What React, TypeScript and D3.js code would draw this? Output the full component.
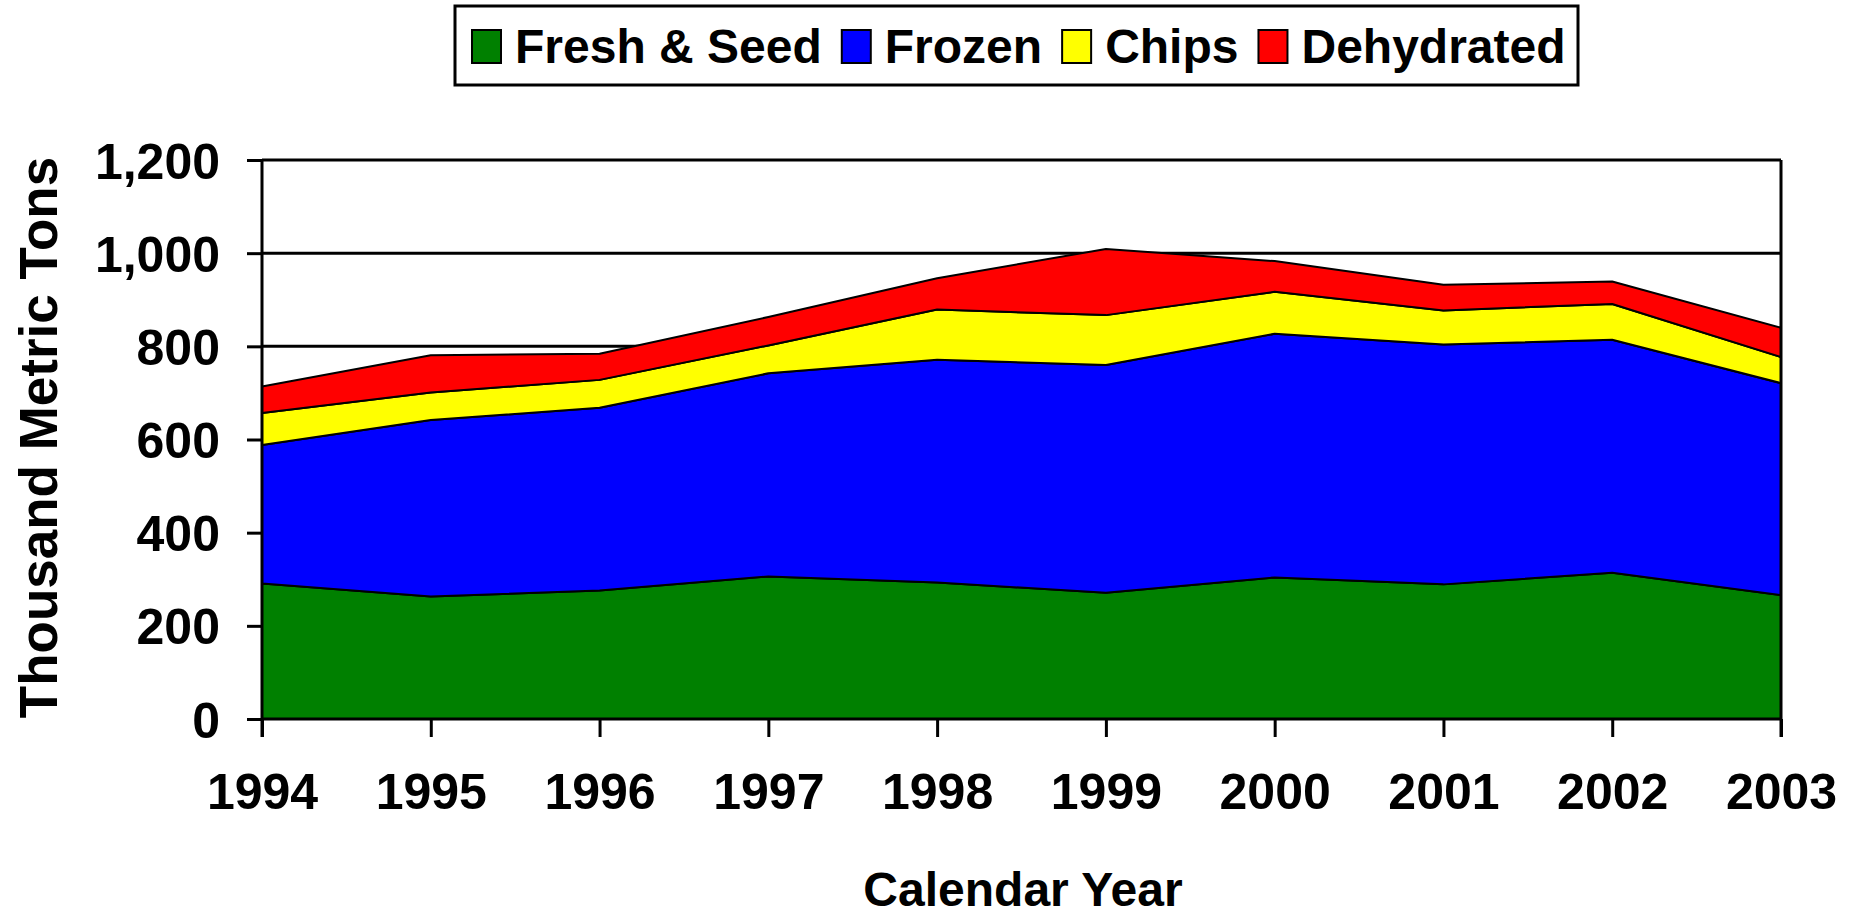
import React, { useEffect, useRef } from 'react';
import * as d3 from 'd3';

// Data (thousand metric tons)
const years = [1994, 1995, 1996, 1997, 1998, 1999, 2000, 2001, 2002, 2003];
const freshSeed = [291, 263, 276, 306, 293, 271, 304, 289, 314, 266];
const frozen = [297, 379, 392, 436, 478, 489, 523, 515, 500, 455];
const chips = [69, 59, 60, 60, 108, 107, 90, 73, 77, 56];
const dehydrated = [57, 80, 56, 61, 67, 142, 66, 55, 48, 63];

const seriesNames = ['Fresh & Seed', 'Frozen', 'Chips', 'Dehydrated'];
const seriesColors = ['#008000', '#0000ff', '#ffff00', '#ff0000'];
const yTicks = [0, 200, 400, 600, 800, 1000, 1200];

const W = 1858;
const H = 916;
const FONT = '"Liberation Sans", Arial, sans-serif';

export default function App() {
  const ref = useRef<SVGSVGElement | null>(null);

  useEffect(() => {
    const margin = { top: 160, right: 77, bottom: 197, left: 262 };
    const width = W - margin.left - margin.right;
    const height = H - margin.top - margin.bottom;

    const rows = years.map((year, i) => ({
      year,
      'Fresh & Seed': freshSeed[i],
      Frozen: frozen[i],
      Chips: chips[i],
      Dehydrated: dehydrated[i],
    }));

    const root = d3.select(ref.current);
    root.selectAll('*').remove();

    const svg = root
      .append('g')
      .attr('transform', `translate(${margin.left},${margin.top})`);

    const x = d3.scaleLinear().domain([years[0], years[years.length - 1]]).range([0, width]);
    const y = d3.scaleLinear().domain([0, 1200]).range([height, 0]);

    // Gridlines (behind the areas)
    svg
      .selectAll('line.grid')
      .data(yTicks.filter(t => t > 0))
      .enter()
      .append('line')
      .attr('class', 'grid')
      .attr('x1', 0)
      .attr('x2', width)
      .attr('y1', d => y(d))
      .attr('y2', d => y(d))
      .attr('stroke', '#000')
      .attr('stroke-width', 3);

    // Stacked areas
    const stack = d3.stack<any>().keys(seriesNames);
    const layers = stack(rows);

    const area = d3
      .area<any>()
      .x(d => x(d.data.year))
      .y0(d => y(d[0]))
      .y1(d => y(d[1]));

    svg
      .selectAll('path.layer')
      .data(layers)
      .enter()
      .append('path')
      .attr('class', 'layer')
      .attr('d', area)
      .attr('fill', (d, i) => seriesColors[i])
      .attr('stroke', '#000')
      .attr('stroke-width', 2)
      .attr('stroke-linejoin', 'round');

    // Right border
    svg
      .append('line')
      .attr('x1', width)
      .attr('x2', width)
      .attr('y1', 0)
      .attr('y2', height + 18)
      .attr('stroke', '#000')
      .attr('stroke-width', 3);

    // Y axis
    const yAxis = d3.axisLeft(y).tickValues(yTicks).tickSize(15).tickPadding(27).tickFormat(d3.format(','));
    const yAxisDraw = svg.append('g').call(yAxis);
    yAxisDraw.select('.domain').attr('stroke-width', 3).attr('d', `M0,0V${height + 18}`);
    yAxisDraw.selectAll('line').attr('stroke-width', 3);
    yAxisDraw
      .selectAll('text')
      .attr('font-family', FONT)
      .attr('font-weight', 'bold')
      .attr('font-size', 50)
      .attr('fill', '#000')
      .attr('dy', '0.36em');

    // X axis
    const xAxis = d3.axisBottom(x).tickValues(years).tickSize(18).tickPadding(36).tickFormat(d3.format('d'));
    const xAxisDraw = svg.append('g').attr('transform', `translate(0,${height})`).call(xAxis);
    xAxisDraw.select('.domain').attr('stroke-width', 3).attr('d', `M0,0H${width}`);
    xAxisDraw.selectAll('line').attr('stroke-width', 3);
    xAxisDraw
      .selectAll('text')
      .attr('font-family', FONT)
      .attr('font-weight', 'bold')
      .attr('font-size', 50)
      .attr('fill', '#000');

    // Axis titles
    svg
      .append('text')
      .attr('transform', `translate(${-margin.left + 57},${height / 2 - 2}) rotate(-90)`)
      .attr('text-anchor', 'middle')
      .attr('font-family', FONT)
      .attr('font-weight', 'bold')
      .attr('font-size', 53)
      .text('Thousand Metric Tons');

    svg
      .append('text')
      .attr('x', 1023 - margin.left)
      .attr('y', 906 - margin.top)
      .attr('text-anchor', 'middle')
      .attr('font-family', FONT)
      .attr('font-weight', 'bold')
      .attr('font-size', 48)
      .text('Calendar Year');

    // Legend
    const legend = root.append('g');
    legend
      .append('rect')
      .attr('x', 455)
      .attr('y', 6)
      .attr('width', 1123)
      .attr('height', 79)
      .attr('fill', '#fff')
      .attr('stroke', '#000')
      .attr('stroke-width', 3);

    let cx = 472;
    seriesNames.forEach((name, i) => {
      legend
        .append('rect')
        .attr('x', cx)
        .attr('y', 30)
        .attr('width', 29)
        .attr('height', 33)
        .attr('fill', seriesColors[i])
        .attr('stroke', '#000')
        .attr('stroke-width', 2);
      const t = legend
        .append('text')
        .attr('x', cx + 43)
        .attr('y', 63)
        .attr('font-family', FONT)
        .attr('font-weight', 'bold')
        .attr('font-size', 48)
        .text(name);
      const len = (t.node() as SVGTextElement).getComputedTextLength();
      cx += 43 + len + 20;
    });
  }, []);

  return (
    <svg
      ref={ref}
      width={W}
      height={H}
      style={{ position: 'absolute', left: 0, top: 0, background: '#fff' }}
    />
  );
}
...
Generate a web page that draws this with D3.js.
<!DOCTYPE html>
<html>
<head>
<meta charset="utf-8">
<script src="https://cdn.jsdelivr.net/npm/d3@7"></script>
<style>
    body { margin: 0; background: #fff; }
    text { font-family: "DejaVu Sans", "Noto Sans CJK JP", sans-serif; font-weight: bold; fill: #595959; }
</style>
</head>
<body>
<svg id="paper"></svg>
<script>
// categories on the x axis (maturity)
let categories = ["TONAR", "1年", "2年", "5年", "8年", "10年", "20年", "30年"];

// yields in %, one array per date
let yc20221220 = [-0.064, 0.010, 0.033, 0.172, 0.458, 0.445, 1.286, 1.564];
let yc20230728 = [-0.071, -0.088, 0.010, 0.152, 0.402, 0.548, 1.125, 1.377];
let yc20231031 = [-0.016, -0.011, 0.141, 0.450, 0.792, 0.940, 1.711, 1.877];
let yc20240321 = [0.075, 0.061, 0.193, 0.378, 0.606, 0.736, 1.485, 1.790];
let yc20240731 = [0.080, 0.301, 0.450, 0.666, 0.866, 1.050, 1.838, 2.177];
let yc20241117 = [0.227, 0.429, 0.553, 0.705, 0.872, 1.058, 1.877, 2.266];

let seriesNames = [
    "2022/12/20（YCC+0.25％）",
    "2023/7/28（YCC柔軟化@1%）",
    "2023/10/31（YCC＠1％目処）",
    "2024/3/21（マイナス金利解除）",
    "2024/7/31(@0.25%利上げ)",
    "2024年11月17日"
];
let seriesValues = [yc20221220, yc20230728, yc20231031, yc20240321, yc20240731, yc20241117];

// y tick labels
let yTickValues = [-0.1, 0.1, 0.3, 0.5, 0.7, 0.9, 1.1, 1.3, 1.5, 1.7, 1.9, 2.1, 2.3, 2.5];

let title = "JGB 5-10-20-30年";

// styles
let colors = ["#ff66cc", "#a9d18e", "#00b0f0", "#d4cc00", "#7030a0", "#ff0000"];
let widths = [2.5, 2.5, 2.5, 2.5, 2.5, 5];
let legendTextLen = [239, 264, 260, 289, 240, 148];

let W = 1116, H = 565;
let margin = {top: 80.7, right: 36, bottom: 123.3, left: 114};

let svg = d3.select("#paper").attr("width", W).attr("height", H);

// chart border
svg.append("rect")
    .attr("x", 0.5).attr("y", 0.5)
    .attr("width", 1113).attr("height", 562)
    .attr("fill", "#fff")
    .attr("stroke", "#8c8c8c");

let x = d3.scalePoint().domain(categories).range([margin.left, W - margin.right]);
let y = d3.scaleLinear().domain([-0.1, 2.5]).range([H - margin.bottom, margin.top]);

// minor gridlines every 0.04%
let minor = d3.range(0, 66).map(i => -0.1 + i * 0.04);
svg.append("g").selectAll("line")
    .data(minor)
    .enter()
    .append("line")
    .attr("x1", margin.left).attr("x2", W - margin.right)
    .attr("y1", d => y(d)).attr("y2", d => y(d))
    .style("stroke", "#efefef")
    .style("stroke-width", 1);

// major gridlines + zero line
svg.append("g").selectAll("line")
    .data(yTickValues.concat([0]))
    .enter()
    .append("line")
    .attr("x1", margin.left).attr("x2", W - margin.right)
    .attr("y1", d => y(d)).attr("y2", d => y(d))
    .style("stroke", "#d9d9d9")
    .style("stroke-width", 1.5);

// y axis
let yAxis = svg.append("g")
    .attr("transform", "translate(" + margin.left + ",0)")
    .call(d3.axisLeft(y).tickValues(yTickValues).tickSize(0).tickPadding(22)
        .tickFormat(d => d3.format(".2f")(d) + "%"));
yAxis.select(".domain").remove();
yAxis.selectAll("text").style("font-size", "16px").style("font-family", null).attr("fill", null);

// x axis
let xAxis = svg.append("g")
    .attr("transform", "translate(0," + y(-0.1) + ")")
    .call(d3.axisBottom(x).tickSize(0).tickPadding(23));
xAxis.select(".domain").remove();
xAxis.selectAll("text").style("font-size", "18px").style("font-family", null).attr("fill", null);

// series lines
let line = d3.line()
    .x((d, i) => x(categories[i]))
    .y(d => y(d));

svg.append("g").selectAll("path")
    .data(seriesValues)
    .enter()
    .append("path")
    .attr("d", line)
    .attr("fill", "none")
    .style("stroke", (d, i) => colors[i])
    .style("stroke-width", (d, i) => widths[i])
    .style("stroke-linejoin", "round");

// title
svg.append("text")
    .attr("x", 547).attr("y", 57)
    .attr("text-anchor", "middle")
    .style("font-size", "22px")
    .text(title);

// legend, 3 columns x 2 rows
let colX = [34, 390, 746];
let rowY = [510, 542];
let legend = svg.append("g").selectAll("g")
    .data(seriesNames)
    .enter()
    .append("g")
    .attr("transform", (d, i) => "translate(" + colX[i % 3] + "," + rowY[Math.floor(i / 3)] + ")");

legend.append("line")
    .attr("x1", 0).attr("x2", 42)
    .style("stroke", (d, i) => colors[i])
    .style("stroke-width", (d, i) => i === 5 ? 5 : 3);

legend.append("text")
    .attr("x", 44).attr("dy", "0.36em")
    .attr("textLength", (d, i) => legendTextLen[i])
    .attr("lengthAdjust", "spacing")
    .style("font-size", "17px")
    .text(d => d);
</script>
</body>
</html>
...
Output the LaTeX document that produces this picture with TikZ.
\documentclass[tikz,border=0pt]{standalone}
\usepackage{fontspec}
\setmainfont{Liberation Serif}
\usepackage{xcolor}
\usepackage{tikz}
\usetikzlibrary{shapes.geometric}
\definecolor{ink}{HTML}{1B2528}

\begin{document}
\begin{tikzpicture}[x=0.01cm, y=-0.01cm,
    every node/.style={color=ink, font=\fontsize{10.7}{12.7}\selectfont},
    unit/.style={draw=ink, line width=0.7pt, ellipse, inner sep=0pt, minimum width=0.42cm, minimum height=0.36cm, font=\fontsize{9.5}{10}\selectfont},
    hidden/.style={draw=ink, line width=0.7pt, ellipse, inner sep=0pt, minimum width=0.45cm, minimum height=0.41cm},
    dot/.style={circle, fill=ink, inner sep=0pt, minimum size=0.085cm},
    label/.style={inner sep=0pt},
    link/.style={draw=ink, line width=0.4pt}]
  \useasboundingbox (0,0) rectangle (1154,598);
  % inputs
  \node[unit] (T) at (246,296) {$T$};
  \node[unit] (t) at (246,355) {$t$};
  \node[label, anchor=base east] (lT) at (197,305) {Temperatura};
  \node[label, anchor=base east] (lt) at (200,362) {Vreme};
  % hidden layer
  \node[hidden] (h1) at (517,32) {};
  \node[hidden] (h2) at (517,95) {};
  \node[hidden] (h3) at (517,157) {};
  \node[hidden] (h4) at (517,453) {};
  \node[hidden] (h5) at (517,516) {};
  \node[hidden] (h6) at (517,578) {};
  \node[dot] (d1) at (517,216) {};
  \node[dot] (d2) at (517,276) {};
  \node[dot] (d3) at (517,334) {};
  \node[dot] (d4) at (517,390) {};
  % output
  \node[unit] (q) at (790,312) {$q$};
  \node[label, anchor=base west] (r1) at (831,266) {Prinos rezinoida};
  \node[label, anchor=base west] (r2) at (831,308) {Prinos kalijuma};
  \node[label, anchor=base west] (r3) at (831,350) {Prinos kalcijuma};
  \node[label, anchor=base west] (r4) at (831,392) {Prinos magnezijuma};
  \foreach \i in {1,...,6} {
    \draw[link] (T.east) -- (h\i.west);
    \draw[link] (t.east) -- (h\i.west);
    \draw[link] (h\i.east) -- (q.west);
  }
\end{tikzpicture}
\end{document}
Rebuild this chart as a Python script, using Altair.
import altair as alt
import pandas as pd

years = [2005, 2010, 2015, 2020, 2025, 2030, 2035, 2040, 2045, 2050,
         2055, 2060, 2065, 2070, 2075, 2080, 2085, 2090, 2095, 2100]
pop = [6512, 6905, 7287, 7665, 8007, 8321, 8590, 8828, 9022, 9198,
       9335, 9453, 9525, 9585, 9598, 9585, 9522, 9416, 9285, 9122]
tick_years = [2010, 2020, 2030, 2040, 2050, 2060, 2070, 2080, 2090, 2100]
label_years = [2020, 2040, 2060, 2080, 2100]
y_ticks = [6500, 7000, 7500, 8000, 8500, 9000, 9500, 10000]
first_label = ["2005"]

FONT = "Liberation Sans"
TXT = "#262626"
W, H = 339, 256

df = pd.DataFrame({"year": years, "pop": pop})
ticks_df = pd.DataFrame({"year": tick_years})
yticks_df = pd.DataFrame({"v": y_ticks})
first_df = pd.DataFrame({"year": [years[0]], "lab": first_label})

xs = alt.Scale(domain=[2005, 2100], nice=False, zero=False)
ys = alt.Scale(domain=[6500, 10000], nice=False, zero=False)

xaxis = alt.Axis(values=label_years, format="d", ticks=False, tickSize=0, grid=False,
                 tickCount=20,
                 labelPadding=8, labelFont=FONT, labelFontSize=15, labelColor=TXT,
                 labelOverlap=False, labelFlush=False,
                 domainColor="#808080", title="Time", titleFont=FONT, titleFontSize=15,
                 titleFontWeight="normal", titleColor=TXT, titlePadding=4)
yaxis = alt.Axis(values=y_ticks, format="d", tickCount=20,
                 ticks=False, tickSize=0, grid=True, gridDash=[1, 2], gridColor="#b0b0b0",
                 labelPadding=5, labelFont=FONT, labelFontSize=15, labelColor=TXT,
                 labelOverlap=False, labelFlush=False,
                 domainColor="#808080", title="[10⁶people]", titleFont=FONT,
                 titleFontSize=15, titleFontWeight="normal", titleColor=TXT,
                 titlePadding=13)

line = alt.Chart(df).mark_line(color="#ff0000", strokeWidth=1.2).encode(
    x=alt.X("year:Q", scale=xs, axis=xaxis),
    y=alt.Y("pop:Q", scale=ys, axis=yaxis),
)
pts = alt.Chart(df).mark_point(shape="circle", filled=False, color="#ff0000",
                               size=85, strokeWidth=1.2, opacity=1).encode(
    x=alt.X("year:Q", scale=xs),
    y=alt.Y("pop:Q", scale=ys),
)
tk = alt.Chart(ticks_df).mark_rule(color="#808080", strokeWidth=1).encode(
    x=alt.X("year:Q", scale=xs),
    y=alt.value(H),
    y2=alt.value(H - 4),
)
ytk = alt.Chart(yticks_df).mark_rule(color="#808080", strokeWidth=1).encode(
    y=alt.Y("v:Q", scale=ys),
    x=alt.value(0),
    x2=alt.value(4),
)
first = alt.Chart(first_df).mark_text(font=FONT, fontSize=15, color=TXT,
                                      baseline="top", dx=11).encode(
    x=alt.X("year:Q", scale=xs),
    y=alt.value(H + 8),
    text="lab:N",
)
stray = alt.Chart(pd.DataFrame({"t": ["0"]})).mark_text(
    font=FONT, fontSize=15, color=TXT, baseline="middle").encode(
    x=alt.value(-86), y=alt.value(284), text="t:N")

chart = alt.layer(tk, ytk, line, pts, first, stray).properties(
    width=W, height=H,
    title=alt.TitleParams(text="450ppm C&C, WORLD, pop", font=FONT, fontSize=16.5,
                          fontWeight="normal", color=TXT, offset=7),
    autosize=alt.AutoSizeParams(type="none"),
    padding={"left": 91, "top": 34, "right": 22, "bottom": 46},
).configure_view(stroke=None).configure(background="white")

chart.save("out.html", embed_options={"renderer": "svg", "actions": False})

◆ TASK PROMPT ◆
Collect, from the material above, every line containing the word "that".

◆ WRITTEN ANSWER ◆
Generate a web page that draws this with D3.js.
Output the LaTeX document that produces this picture with TikZ.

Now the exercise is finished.